### Work instructions:
Would it be possible to write out each entry below exactly, without the pictures?
* begin Dataset records *
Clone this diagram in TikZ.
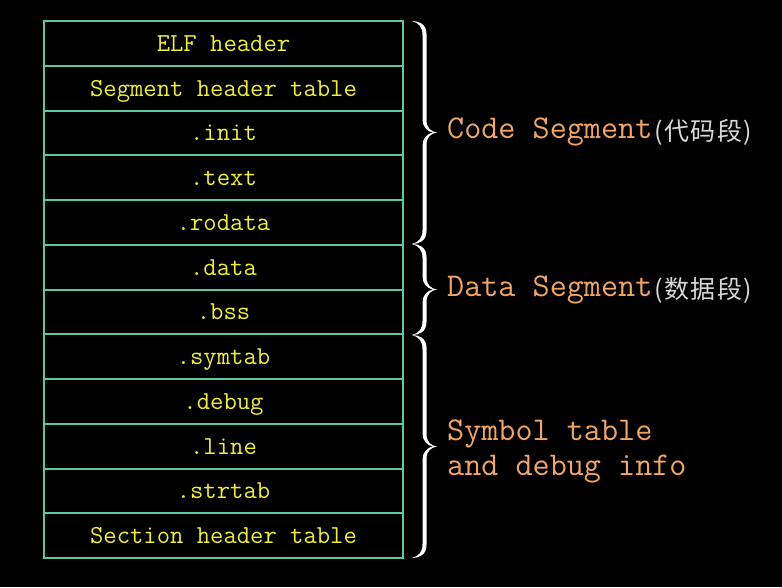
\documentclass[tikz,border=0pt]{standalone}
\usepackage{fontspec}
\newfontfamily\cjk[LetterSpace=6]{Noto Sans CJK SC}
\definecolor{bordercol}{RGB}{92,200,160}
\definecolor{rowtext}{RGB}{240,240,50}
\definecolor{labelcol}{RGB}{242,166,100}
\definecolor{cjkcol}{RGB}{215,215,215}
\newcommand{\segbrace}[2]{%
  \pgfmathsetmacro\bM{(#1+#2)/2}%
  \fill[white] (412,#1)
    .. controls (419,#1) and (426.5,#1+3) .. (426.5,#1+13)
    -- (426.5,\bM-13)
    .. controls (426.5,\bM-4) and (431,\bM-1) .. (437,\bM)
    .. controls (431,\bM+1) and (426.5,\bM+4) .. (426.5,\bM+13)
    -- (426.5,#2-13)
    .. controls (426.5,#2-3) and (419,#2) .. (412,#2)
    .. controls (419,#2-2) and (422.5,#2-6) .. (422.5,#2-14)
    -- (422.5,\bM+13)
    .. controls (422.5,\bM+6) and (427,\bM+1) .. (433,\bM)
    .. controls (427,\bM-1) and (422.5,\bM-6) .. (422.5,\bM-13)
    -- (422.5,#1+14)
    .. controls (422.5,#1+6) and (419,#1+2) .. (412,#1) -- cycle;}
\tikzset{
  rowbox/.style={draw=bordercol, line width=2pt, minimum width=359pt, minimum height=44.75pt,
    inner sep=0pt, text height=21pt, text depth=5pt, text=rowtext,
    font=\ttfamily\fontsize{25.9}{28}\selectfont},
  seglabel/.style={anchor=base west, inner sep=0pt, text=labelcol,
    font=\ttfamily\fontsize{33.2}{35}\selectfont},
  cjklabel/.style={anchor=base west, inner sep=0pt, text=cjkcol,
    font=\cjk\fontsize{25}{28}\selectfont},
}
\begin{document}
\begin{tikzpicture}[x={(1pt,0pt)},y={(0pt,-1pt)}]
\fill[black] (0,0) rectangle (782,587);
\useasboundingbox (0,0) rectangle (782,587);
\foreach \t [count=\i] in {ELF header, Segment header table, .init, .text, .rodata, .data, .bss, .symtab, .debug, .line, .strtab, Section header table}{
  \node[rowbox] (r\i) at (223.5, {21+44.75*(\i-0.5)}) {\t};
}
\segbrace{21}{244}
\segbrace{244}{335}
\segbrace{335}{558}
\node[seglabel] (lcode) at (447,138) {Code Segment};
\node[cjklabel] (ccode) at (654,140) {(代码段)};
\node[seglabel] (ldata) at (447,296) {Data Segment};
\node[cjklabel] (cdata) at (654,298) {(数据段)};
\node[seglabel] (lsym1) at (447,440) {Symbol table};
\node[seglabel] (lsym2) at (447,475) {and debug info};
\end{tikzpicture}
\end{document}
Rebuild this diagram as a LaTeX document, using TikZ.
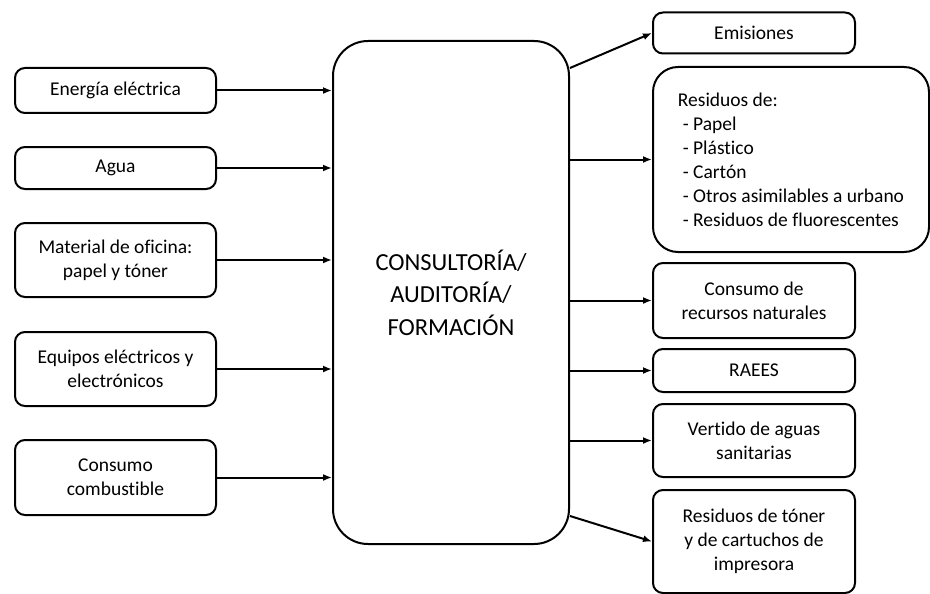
* end Dataset records *
### Task output:
Clone this diagram in TikZ.
\documentclass[tikz,border=0pt]{standalone}
\usepackage{fontspec}
\newfontfamily\cjk[LetterSpace=6]{Noto Sans CJK SC}
\definecolor{bordercol}{RGB}{92,200,160}
\definecolor{rowtext}{RGB}{240,240,50}
\definecolor{labelcol}{RGB}{242,166,100}
\definecolor{cjkcol}{RGB}{215,215,215}
\newcommand{\segbrace}[2]{%
  \pgfmathsetmacro\bM{(#1+#2)/2}%
  \fill[white] (412,#1)
    .. controls (419,#1) and (426.5,#1+3) .. (426.5,#1+13)
    -- (426.5,\bM-13)
    .. controls (426.5,\bM-4) and (431,\bM-1) .. (437,\bM)
    .. controls (431,\bM+1) and (426.5,\bM+4) .. (426.5,\bM+13)
    -- (426.5,#2-13)
    .. controls (426.5,#2-3) and (419,#2) .. (412,#2)
    .. controls (419,#2-2) and (422.5,#2-6) .. (422.5,#2-14)
    -- (422.5,\bM+13)
    .. controls (422.5,\bM+6) and (427,\bM+1) .. (433,\bM)
    .. controls (427,\bM-1) and (422.5,\bM-6) .. (422.5,\bM-13)
    -- (422.5,#1+14)
    .. controls (422.5,#1+6) and (419,#1+2) .. (412,#1) -- cycle;}
\tikzset{
  rowbox/.style={draw=bordercol, line width=2pt, minimum width=359pt, minimum height=44.75pt,
    inner sep=0pt, text height=21pt, text depth=5pt, text=rowtext,
    font=\ttfamily\fontsize{25.9}{28}\selectfont},
  seglabel/.style={anchor=base west, inner sep=0pt, text=labelcol,
    font=\ttfamily\fontsize{33.2}{35}\selectfont},
  cjklabel/.style={anchor=base west, inner sep=0pt, text=cjkcol,
    font=\cjk\fontsize{25}{28}\selectfont},
}
\begin{document}
\begin{tikzpicture}[x={(1pt,0pt)},y={(0pt,-1pt)}]
\fill[black] (0,0) rectangle (782,587);
\useasboundingbox (0,0) rectangle (782,587);
\foreach \t [count=\i] in {ELF header, Segment header table, .init, .text, .rodata, .data, .bss, .symtab, .debug, .line, .strtab, Section header table}{
  \node[rowbox] (r\i) at (223.5, {21+44.75*(\i-0.5)}) {\t};
}
\segbrace{21}{244}
\segbrace{244}{335}
\segbrace{335}{558}
\node[seglabel] (lcode) at (447,138) {Code Segment};
\node[cjklabel] (ccode) at (654,140) {(代码段)};
\node[seglabel] (ldata) at (447,296) {Data Segment};
\node[cjklabel] (cdata) at (654,298) {(数据段)};
\node[seglabel] (lsym1) at (447,440) {Symbol table};
\node[seglabel] (lsym2) at (447,475) {and debug info};
\end{tikzpicture}
\end{document}
Rebuild this diagram as a LaTeX document, using TikZ.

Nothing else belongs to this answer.